Code that draws figures
* BEGIN *

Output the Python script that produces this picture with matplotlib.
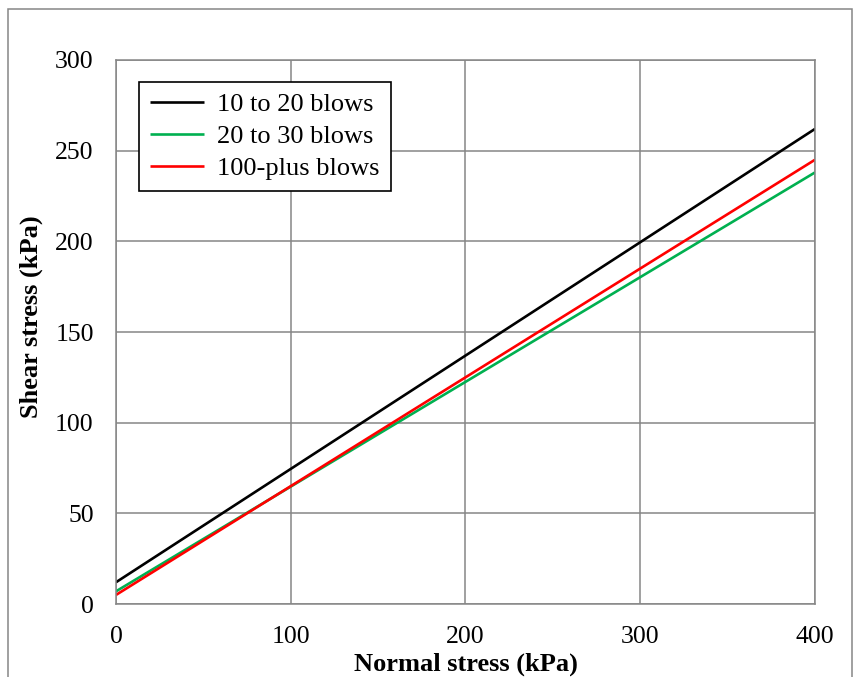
import matplotlib.pyplot as plt
from matplotlib.patches import Rectangle
import numpy as np

plt.rcParams['font.family'] = ['Liberation Serif', 'DejaVu Serif']

normal = np.array([0, 400])
labels = ['10 to 20 blows', '20 to 30 blows', '100-plus blows']
shear = {
    '10 to 20 blows': [12, 262],
    '20 to 30 blows': [7, 238],
    '100-plus blows': [5, 245],
}
colors = ['#000000', '#00b050', '#ff0000']

fig = plt.figure(figsize=(8.61, 6.77), dpi=100)
ax = fig.add_axes([0.1347, 0.1078, 0.8119, 0.8036])

for lab, c in zip(labels, colors):
    ax.plot(normal, shear[lab], color=c, lw=1.9, label=lab, solid_capstyle='butt')

ax.set_xlim(0, 400)
ax.set_ylim(0, 300)
ax.set_xticks([0, 100, 200, 300, 400])
ax.set_yticks([0, 50, 100, 150, 200, 250, 300])
ax.grid(True, color='#868686', lw=1.1)
ax.set_axisbelow(True)
for s in ax.spines.values():
    s.set_color('#868686')
    s.set_linewidth(1.1)
ax.tick_params(length=0, labelsize=18.5)
ax.tick_params(axis='x', pad=16)
ax.tick_params(axis='y', pad=16)

ax.set_xlabel('Normal stress (kPa)', fontsize=19, fontweight='bold', labelpad=3)
ax.set_ylabel('Shear stress (kPa)', fontsize=19, fontweight='bold')
ax.yaxis.set_label_coords(-0.104, 0.529)

leg = ax.legend(loc='upper left', bbox_to_anchor=(0.033, 0.96), borderaxespad=0,
                fontsize=19, fancybox=False, framealpha=1, edgecolor='black',
                handlelength=2.05, handletextpad=0.5, borderpad=0.42, labelspacing=0.32)
leg.get_frame().set_linewidth(1.2)

# outer chart border (bottom edge cut off)
fig.patches.append(Rectangle((8 / 861, -0.05), (852 - 8) / 861, 1.05 - 9 / 677,
                             transform=fig.transFigure, fill=False,
                             edgecolor='#868686', lw=1.1))

fig.savefig('out.png', dpi=100)
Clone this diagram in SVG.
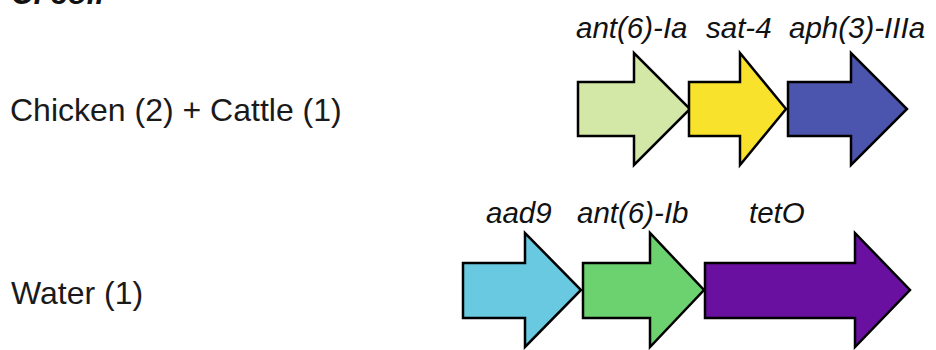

* END *

**PROBLEM DESCRIPTION:** Copy every record above exactly, leaving out any pictures.

**FINAL RESULT:**
Output the Python script that produces this picture with matplotlib.
import matplotlib.pyplot as plt
from matplotlib.patches import Rectangle
import numpy as np

plt.rcParams['font.family'] = ['Liberation Serif', 'DejaVu Serif']

normal = np.array([0, 400])
labels = ['10 to 20 blows', '20 to 30 blows', '100-plus blows']
shear = {
    '10 to 20 blows': [12, 262],
    '20 to 30 blows': [7, 238],
    '100-plus blows': [5, 245],
}
colors = ['#000000', '#00b050', '#ff0000']

fig = plt.figure(figsize=(8.61, 6.77), dpi=100)
ax = fig.add_axes([0.1347, 0.1078, 0.8119, 0.8036])

for lab, c in zip(labels, colors):
    ax.plot(normal, shear[lab], color=c, lw=1.9, label=lab, solid_capstyle='butt')

ax.set_xlim(0, 400)
ax.set_ylim(0, 300)
ax.set_xticks([0, 100, 200, 300, 400])
ax.set_yticks([0, 50, 100, 150, 200, 250, 300])
ax.grid(True, color='#868686', lw=1.1)
ax.set_axisbelow(True)
for s in ax.spines.values():
    s.set_color('#868686')
    s.set_linewidth(1.1)
ax.tick_params(length=0, labelsize=18.5)
ax.tick_params(axis='x', pad=16)
ax.tick_params(axis='y', pad=16)

ax.set_xlabel('Normal stress (kPa)', fontsize=19, fontweight='bold', labelpad=3)
ax.set_ylabel('Shear stress (kPa)', fontsize=19, fontweight='bold')
ax.yaxis.set_label_coords(-0.104, 0.529)

leg = ax.legend(loc='upper left', bbox_to_anchor=(0.033, 0.96), borderaxespad=0,
                fontsize=19, fancybox=False, framealpha=1, edgecolor='black',
                handlelength=2.05, handletextpad=0.5, borderpad=0.42, labelspacing=0.32)
leg.get_frame().set_linewidth(1.2)

# outer chart border (bottom edge cut off)
fig.patches.append(Rectangle((8 / 861, -0.05), (852 - 8) / 861, 1.05 - 9 / 677,
                             transform=fig.transFigure, fill=False,
                             edgecolor='#868686', lw=1.1))

fig.savefig('out.png', dpi=100)
Clone this diagram in SVG.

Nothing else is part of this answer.